Going forward what is essential in each staffing branch office is to have at least one sales Star. Someone who can set the pace, and pull all the others along on the ride with them. Yet rarely is this seen. If you were an auditor analysing a staffing company you would find most offices contain relatively average branch managers and sales people. When I say average I am speaking of someone who when they reach $65k income, sit back and relax because they are ok with that. What is needed are Hunters who would never be satisfied with $65k, and are the types who will continue to push until they reach their 6 figure income and then work hard to keep what they created.
And this leads me to make a point about compensation. It is a big mistake to use a compensation plan that pays commissions on an account for one year, and then that becomes a house account. In theory this pushes the sales rep to continue selling. In reality, this will burn them out. There is only so much business in a territory. 5 years into their career under such a plan a sales rep would have turned over most of the best clients to the company as house accounts leaving them with nothing. It is far smarter to avoid this, and set up a sales person to where they can enjoy the fruits of their labor one day as they shift from hunting to maintaining what they developed. If you want to grow a territory beyond that, just hire a second sales person to go after other companies and allow the first sales person to keep what they built, they deseve to be compensated just as much for maintaining a customer relationship over the years as they did for hunting to bring in the customer.

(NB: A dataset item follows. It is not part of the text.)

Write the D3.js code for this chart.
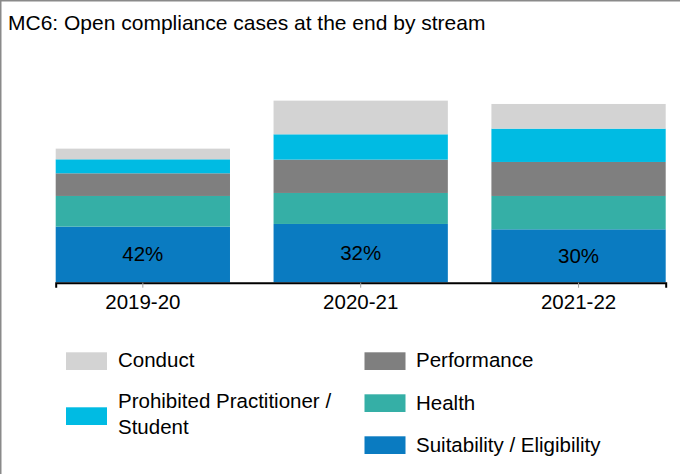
<!DOCTYPE html>
<html>
<head>
<meta charset="utf-8">
<script src="https://cdn.jsdelivr.net/npm/d3@7/dist/d3.min.js"></script>
<style>
  html, body { margin: 0; padding: 0; background: #fff; }
  svg { display: block; font-family: "Liberation Sans", Arial, sans-serif; }
</style>
</head>
<body>
<svg id="chart" width="680" height="474"></svg>
<script>
// Open compliance cases at year end, by stream
const years = ["2019-20", "2020-21", "2021-22"];
const streams = ["Suitability / Eligibility", "Health", "Performance", "Prohibited Practitioner / Student", "Conduct"];
const suitability = [167, 175, 159];
const health = [92, 93, 100];
const performance = [68, 100, 102];
const prohibited = [42, 76, 100];
const conduct = [32, 101, 74];
const colors = ["#0a7bc1", "#35afa6", "#7f7f7f", "#00bbe3", "#d3d3d3"];

const seriesValues = [suitability, health, performance, prohibited, conduct];
const table = years.map((y, i) => {
  const row = { year: y };
  streams.forEach((s, k) => { row[s] = seriesValues[k][i]; });
  return row;
});

const svg = d3.select("#chart");

// Frame edges
svg.append("line").attr("x1", 0.75).attr("x2", 0.75).attr("y1", 0).attr("y2", 474)
  .attr("stroke", "#8a8a8a").attr("stroke-width", 1.5);
svg.append("line").attr("x1", 0).attr("x2", 680).attr("y1", 0.75).attr("y2", 0.75)
  .attr("stroke", "#8a8a8a").attr("stroke-width", 1.5);

// Title
svg.append("text").attr("x", 8).attr("y", 30)
  .attr("font-size", 21).attr("fill", "#000")
  .text("MC6: Open compliance cases at the end by stream");

const x = d3.scaleBand().domain(years).range([55.7, 665.7]).paddingInner(0.2).paddingOuter(0);
const y = d3.scaleLinear().domain([0, 600]).range([282.3, 82.3]);

const stacked = d3.stack().keys(streams)(table);

svg.append("g").selectAll("g")
  .data(stacked)
  .join("g")
  .attr("fill", (d, i) => colors[i])
  .selectAll("rect")
  .data(d => d)
  .join("rect")
  .attr("x", d => x(d.data.year))
  .attr("width", x.bandwidth())
  .attr("y", d => y(d[1]))
  .attr("height", d => y(d[0]) - y(d[1]));

// Share of suitability / eligibility cases in each year
const bottom = stacked[0];
svg.append("g").selectAll("text")
  .data(bottom)
  .join("text")
  .attr("x", d => x(d.data.year) + x.bandwidth() / 2)
  .attr("y", d => (y(d[0]) + y(d[1])) / 2 + 7)
  .attr("text-anchor", "middle")
  .attr("font-size", 20.5)
  .attr("fill", "#000")
  .text(d => {
    const total = d3.sum(streams, s => d.data[s]);
    return Math.round(100 * d.data[streams[0]] / total) + "%";
  });

// Category axis
const axis = svg.append("g")
  .attr("transform", "translate(0,282.7)")
  .call(d3.axisBottom(x).tickSizeOuter(0).tickSize(5).tickPadding(7));
axis.select(".domain").attr("stroke", "#000").attr("stroke-width", 2);
axis.selectAll(".tick line").attr("stroke", "#a0a0a0").attr("stroke-width", 1);
axis.selectAll(".tick text")
  .attr("font-size", 20.5).attr("fill", "#000")
  .attr("font-family", "'Liberation Sans', Arial, sans-serif");

// Legend
const legendItems = [
  { key: "Conduct", lines: ["Conduct"], sx: 66, sy: 352.3, tx: 118, ty: 367.3 },
  { key: "Prohibited Practitioner / Student", lines: ["Prohibited Practitioner /", "Student"], sx: 66, sy: 407.3, tx: 118, ty: 408.3 },
  { key: "Performance", lines: ["Performance"], sx: 364.5, sy: 352.3, tx: 416, ty: 367.3 },
  { key: "Health", lines: ["Health"], sx: 364.5, sy: 394.3, tx: 416, ty: 409.8 },
  { key: "Suitability / Eligibility", lines: ["Suitability / Eligibility"], sx: 364.5, sy: 436.3, tx: 416, ty: 451.5 }
];

const legend = svg.append("g");
legendItems.forEach(item => {
  legend.append("rect")
    .attr("x", item.sx).attr("y", item.sy)
    .attr("width", 41).attr("height", 17.7)
    .attr("fill", colors[streams.indexOf(item.key)]);
  const t = legend.append("text")
    .attr("x", item.tx).attr("y", item.ty)
    .attr("font-size", 20.5).attr("fill", "#000");
  item.lines.forEach((ln, i) => {
    t.append("tspan").attr("x", item.tx).attr("dy", i === 0 ? 0 : 26).text(ln);
  });
});
</script>
</body>
</html>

Many staffing companies have gotten used to paying low salaries to attract the relatively marginal sales people I am speaking of. And sometimes with a business model where there are several small offices in the same city, the territories are not large enough for a sales person to generate enough business to earn a respectable six figure income. That fact alone might become a barrier for such a staffing company to attract the best people to them in the first place. 6 figure income hunters are not going to consider jobs where the odds are against their earning 6 figure incomes.
Sometimes the office set up is a barrier. I know of certain staffing companies that use the bull pen model, and when you walk into their office it looks like a telemarketing boiler room. No professional sales person who can build relationships with customers is going to want to work in an office set up like that. A professional sales person will want some sort of peace and quiet so they can conduct the types of conversations with customers that lead to relationships. If they must stick their finger in their ear to block out noise so they can hear a customer speaking on the phone, or if they must wear earphones all day, that type of environment will turn off sales people who truly are the types who can build personal relationships with customers.

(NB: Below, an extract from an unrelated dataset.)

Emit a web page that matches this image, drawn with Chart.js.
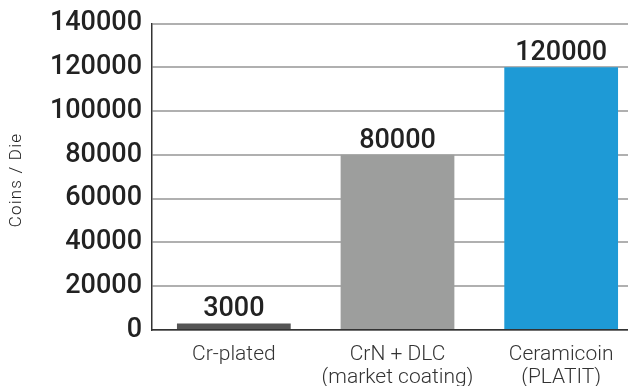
<!DOCTYPE html>
<html><head><meta charset="utf-8">
<script src="https://cdn.jsdelivr.net/npm/chart.js@4/dist/chart.umd.min.js"></script>
<style>html,body{margin:0;padding:0;overflow:hidden;background:#fff}#wrap{width:643px;height:386px;position:relative}</style>
</head><body><div id="wrap"><canvas id="c"></canvas></div>
<script>
const categories = [["Cr-plated"], ["CrN + DLC", "(market coating)"], ["Ceramicoin", "(PLATIT)"]];
const coinsPerDie = [3000, 80000, 120000];
const valueLabels = ["3000", "80000", "120000"];
const yTickLabels = ["0", "20000", "40000", "60000", "80000", "100000", "120000", "140000"];
const barColors = ["#555555", "#9d9e9d", "#1e9ad6"];
const yTitle = "Coins / Die";

const valuePlugin = {
  id: 'valueLabels',
  afterDatasetsDraw(chart) {
    const ctx = chart.ctx;
    const meta = chart.getDatasetMeta(0);
    ctx.save();
    ctx.font = '500 27px Roboto';
    ctx.fillStyle = '#222';
    ctx.textAlign = 'center';
    ctx.textBaseline = 'alphabetic';
    meta.data.forEach((bar, i) => {
      ctx.fillText(valueLabels[i], bar.x, bar.y - 7);
    });
    ctx.restore();
  },
  afterDraw(chart) {
    const ctx = chart.ctx;
    ctx.save();
    ctx.font = '300 17px Roboto';
    ctx.fillStyle = '#222';
    ctx.letterSpacing = '1.2px';
    ctx.textAlign = 'center';
    ctx.textBaseline = 'middle';
    ctx.translate(17, 180);
    ctx.rotate(-Math.PI / 2);
    ctx.fillText(yTitle, 0, 0);
    ctx.restore();
  }
};

new Chart(document.getElementById('c'), {
  type: 'bar',
  data: {
    labels: categories,
    datasets: [{ data: coinsPerDie, backgroundColor: barColors, borderWidth: 0,
      categoryPercentage: 1, barPercentage: 0.695 }]
  },
  options: {
    responsive: true, maintainAspectRatio: false, animation: false,
    layout: { padding: { top: 0, left: 0, right: 0, bottom: 0 } },
    plugins: { legend: { display: false }, tooltip: { enabled: false } },
    scales: {
      x: {
        grid: { display: false },
        border: { color: '#333', width: 1.5 },
        ticks: { color: '#333', font: { family: 'Roboto', size: 21, weight: 300, lineHeight: 1.1 }, padding: 5, maxRotation: 0 },
        afterFit(s) { s.height = 56; }
      },
      y: {
        min: 0, max: 140000,
        ticks: { stepSize: 20000, color: '#222', font: { family: 'Roboto', size: 27, weight: 500, lineHeight: 1.0 }, padding: 10,
          callback: (v, i) => yTickLabels[i] },
        grid: { color: '#b0b0b0', lineWidth: 2, drawTicks: false },
        border: { color: '#333', width: 1.5 },
        title: { display: false },
        afterFit(s) { s.width = 152; }
      }
    }
  },
  plugins: [valuePlugin]
});
</script></body></html>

So going forward for a staffing company to successfully compete they must take a serious look at the profile and personality types of the people they have historically hired, and change towards hiring professional sales people, at least one Star per office. With one Star, they can set the pace and teach the others in the office, bringing up the capabilities of all in the office. But if a marginal person is hired, there is nothing for the others in the office to hang onto and learn from. Another piece of the pie is looking at the business model and compensation because in order to attract the best sales people, comp plans that pay $40k salaries with a potential to earn maybe $75k are just not going to do it.
This leads me to another barrier to hiring top talent. The staffing firm's view is a sales person should focus on the commission and overall opportunity, not just the salary. That might apply to a person who is unemployed and looking for a job, but is an incorrect way to think when trying to recruit top talent where they must be head hunted and lured into leavcing their job to switch companies.

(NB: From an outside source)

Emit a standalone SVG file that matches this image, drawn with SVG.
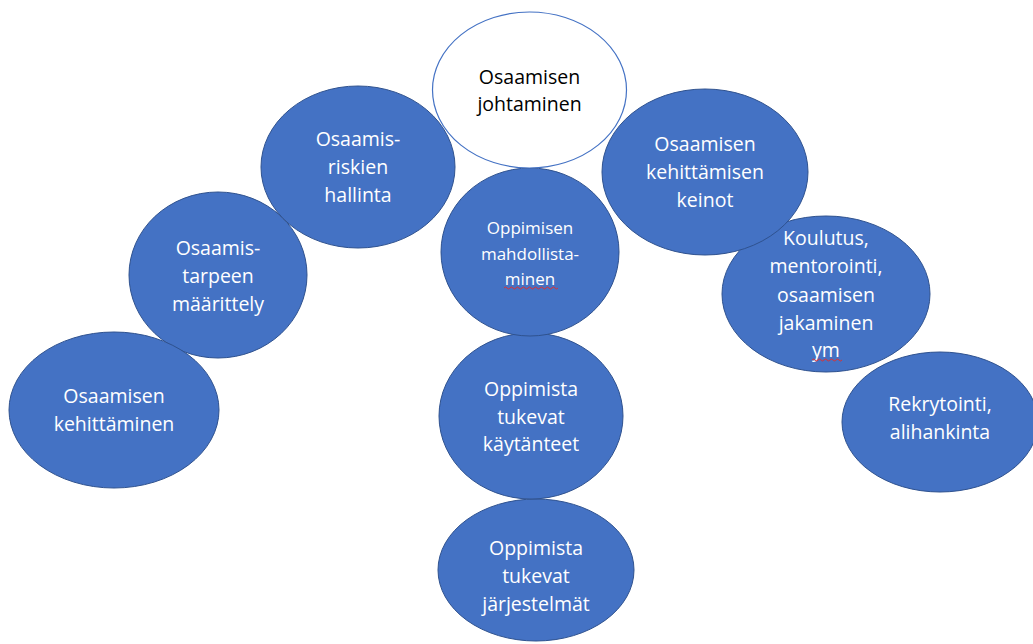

If a sales person is earning $40k salary, and over 5 years has built up their commissions to earning $125k overall, they are not going to be able to afford to walk away from their overall income to switch companies. Their monthly bills will not be based on just a $40k salary. So here is what the staffing company does. They offer $55k salary, $15k more then the sales rep is earning. But $120k - $55k = $65,000 the sales rep is leaving on the table. Even if the sales rep is not happy with their current employer and is motivated to find a new job, they cannot afford to leave $65,000 in commissions on the table because their personal expenses are going to be based on their actual income. I am not suggesting you pay the sales person $125k to match their overall income. But I am suggesting that you show respect to talented people and pay them a respectable salary, especially if they can bring customer relationships with them. And, it would be wise to design some sort of financial bridge for 6 months to help make it financially realistic for them to cross that bridge to work for your company. And, you might want to look at other things you can do to add creativity to an offer when going after talented people. What if you cannot afford to pay more salary? Why not offer them 4 weeks paid vacation starting from the first year? Does that really hurt your company financially if that person produces results? And if they turn out to be a bad hire, you would have fired them in the first 6 months anyway. The point I want to make is without getting aggressive and creative when it comes to going after top talent and hiring them, a staffing company will get stuck hiring the same C & D level people over and over again.
Being what I have shared about the need to build relationships in this article is very true, and it we all agree it takes a certain type of person to sell at this level and build these types of personal relationships, then a specific strategy must be designed to go after and hire these types of people.
If a branch office is not doing well, it makes no sense to try and hire someone who is cheap and affordable within the under-performing branch budget because that will lead to more failure and loss. Sometimes it is best to just close an office, shrink back to where each remaining office is stronger and then grow again. Or, stop forcing offices to depend on their own budgets and pool money together from the entire company to fund a compensation plan that can attract the right person to come work for an under-performing office and turn it around.
Nothing I shared here is new or spectacular. This is all common sense if you think about it. Yet with as much common sense as this makes, many staffing companies are continually hiring the same types of people with the same comp plans, with the same office set ups and with the same management metrics they used in 06/07 - while the world has changed since then and the time has come to adapt.